We think the fact that the defendant is a married woman is no defence to this action.
The second ground of defence is that the plaintiff’s action was brought before the time for performance of the contract had come and without tendering the balance of the purchase-money. It is sufficient to say that the action was not brought until the defendant had, by the conveyance to Levinson, put *185it out of her power to perform her contract with the plaintiff. It would have been nugatory for him to wait until December 1st and then tender the balance of the purchase price. The conveyance to Levinson was an effectual repudiation of the contract with Wolff, and he had the right to bring suit at once. O’Neill v. Supreme Council, American Legion of Honor, 41 Vroom 410.

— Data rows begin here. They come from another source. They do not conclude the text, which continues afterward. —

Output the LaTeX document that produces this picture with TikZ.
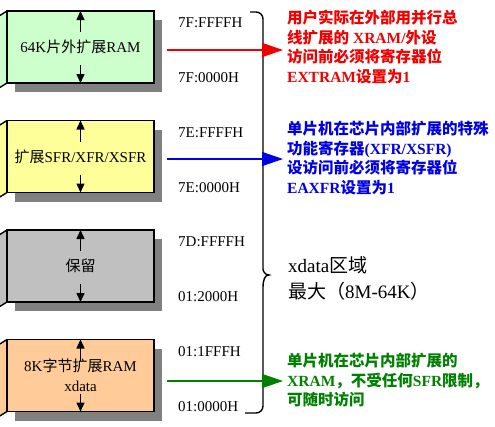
\documentclass[tikz,border=0pt]{standalone}
\usepackage{fontspec}
\setmainfont{Liberation Serif}
\newfontfamily\cjk{Noto Sans CJK SC}
\usepackage{tikz}
\usetikzlibrary{arrows.meta,positioning,calc,backgrounds}
\definecolor{ramgreen}{RGB}{204,255,204}
\definecolor{sfryellow}{RGB}{255,255,153}
\definecolor{rsvgray}{RGB}{192,192,192}
\definecolor{xramorange}{RGB}{255,204,153}
\definecolor{shadowgray}{RGB}{128,128,128}
\definecolor{notered}{RGB}{240,0,0}
\definecolor{noteblue}{RGB}{0,0,230}
\definecolor{notegreen}{RGB}{0,128,0}
\tikzset{
  membox/.style  ={rectangle, draw=black, line width=1.6pt, outer sep=0pt,
                   align=center, minimum width=147pt, minimum height=72pt,
                   font=\fontsize{15}{20}\selectfont},
  addr/.style    ={anchor=west, inner sep=0pt, font=\fontsize{15}{18}\selectfont},
  note/.style    ={anchor=north west, align=left, inner sep=0pt,
                   font=\fontsize{15.5}{19.5}\selectfont\bfseries},
  tick/.style    ={-{Triangle[length=9pt,width=8pt]}, line width=1.5pt},
  callout/.style ={-{Triangle[length=21pt,width=14pt]}, line width=1.4pt},
  brace/.style   ={line width=1.4pt},
}
\begin{document}
\begin{tikzpicture}[x=1pt,y=-1pt]
  \useasboundingbox (0,0) rectangle (495,426);
  % memory blocks
  \node[membox, fill=ramgreen] (ext) at (80.5,47) {64K{\cjk 片外扩展}RAM};
  \node[membox, fill=sfryellow, below=37.5pt of ext] (sfr) {{\cjk 扩展}SFR/XFR/XSFR};
  \node[membox, fill=rsvgray, below=37.5pt of sfr] (rsv) {{\cjk 保留}};
  \node[membox, fill=xramorange, below=37.5pt of rsv] (xram) {8K{\cjk 字节扩展}RAM\\xdata};
  \begin{scope}[on background layer]
    \foreach \b/\c in {ext/ramgreen, sfr/sfryellow, rsv/rsvgray, xram/xramorange} {
      \fill[shadowgray] ($(\b.south west)+(8,9)$) rectangle ($(\b.north east)+(8,9)$);
      \fill[\c] (\b.north west) -- ++(-8,5) -- ($(\b.south west)+(-8,5)$) -- (\b.south west) -- cycle;
      \draw[line width=1.4pt] (\b.north west) -- ++(-8,5);
      \draw[line width=1.4pt] (\b.south west) -- ++(-8,5);
    }
  \end{scope}
  \foreach \b in {ext,sfr,rsv,xram} {
    \draw[tick] ($(\b.center)+(0,-15)$) -- (\b.north);
    \draw[tick] ($(\b.center)+(0,18)$) -- (\b.south);
  }
  % addresses
  \node[addr] (extHi)  at ($(ext.north east)+(24,12)$)  {7F:FFFFH};
  \node[addr] (extLo)  at ($(ext.south east)+(24,-5)$)  {7F:0000H};
  \node[addr] (sfrHi)  at ($(sfr.north east)+(24,12)$)  {7E:FFFFH};
  \node[addr] (sfrLo)  at ($(sfr.south east)+(24,-5)$)  {7E:0000H};
  \node[addr] (rsvHi)  at ($(rsv.north east)+(24,12)$)  {7D:FFFFH};
  \node[addr] (rsvLo)  at ($(rsv.south east)+(24,-5)$)  {01:2000H};
  \node[addr] (xramHi) at ($(xram.north east)+(24,12)$) {01:1FFFH};
  \node[addr] (xramLo) at ($(xram.south east)+(24,-5)$) {01:0000H};
  % brace
  \draw[brace] (250,12) [rounded corners=7pt] -| (263,262) [sharp corners]
    .. controls (263,271) and (265,275) .. (269,275)
    .. controls (265,275) and (263,279) .. (263,288)
    [rounded corners=7pt] |- (245,413);
  \node[anchor=north west, align=left, inner sep=0pt,
        font=\fontsize{19}{26}\selectfont] (xrange) at (288,256)
        {xdata{\cjk 区域}\\{\cjk 最大（}8M-64K{\cjk ）}};
  % notes
  \node[note, text=notered] (rednote) at (287,10)
    {{\cjk 用户实际在外部用并行总}\\{\cjk 线扩展的} XRAM/{\cjk 外设}\\{\cjk 访问前必须将寄存器位}\\EXTRAM{\cjk 设置为}1};
  \node[note, text=noteblue] (bluenote) at (287,121)
    {{\cjk 单片机在芯片内部扩展的特殊}\\{\cjk 功能寄存器}(XFR/XSFR)\\{\cjk 设访问前必须将寄存器位}\\EAXFR{\cjk 设置为}1};
  \node[note, text=notegreen] (greennote) at (287,353)
    {{\cjk 单片机在芯片内部扩展的}\\XRAM{\cjk ，不受任何}SFR{\cjk 限制，}\\{\cjk 可随时访问}};
  \draw[callout, notered] ($(ext.east)+(13,3)$) -- ($(ext.east -| rednote.west)+(-4,3)$);
  \draw[callout, noteblue] ($(sfr.east)+(13,2.5)$) -- ($(sfr.east -| bluenote.west)+(-4,2.5)$);
  \draw[callout, notegreen] ($(xram.east)+(13,5.5)$) -- ($(xram.east -| greennote.west)+(-4,5.5)$);
\end{tikzpicture}
\end{document}
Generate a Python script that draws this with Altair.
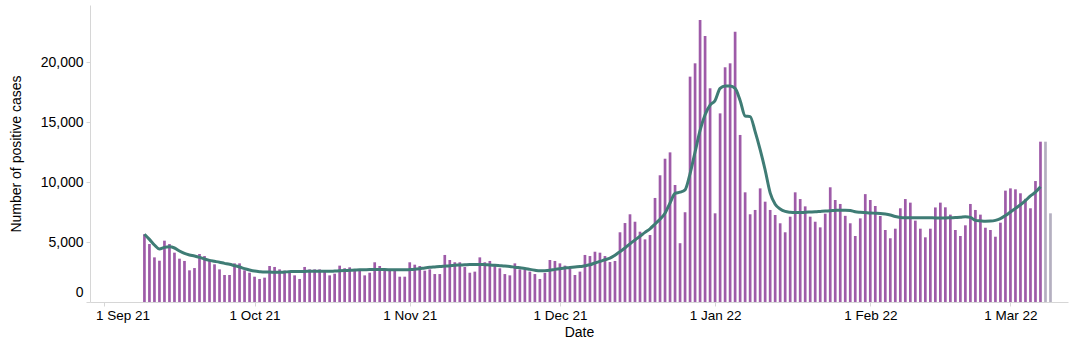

The brief for the appellant complains of the action of the trial judge in awarding damages equal to the difference between the agreed purchase price and the price paid by Levinson. The record, however, shows that no question was raised before the trial judge as to the measure of damages, and there is no determination in point of law in this respect presented for review. The record shows, however, that objection was made to Levinson’s testimony on this subject “as not a fair question for the measure of damages.” Whether the evidence was competent depends upon whether the circumstances of the case were such as to bring it within the rule of Gerbert v. Trustees, 30 Vroom 160, or of Brown v. Honniss, supra. The facts seem to bring the case within the latter rule. The only difficulty in the way of the defendant, if she desired to perform her contract, was the necessity of having her husband join in the deed; he did join in a deed to Levinson only eight days after the contract with the plaintiff, and the fact that this deed was dated back to October 18th, five days before the contract, is suspicious. If the rule of Brown v. Honniss is applicable, Levinson’s testimony was admissible. Although the bargain with Levinson was not the plaintiff’s bargain, still the actual price which the land brought at the very time in question was relevant upon the question of market value.
We find no error and the judgment is affirmed, with costs.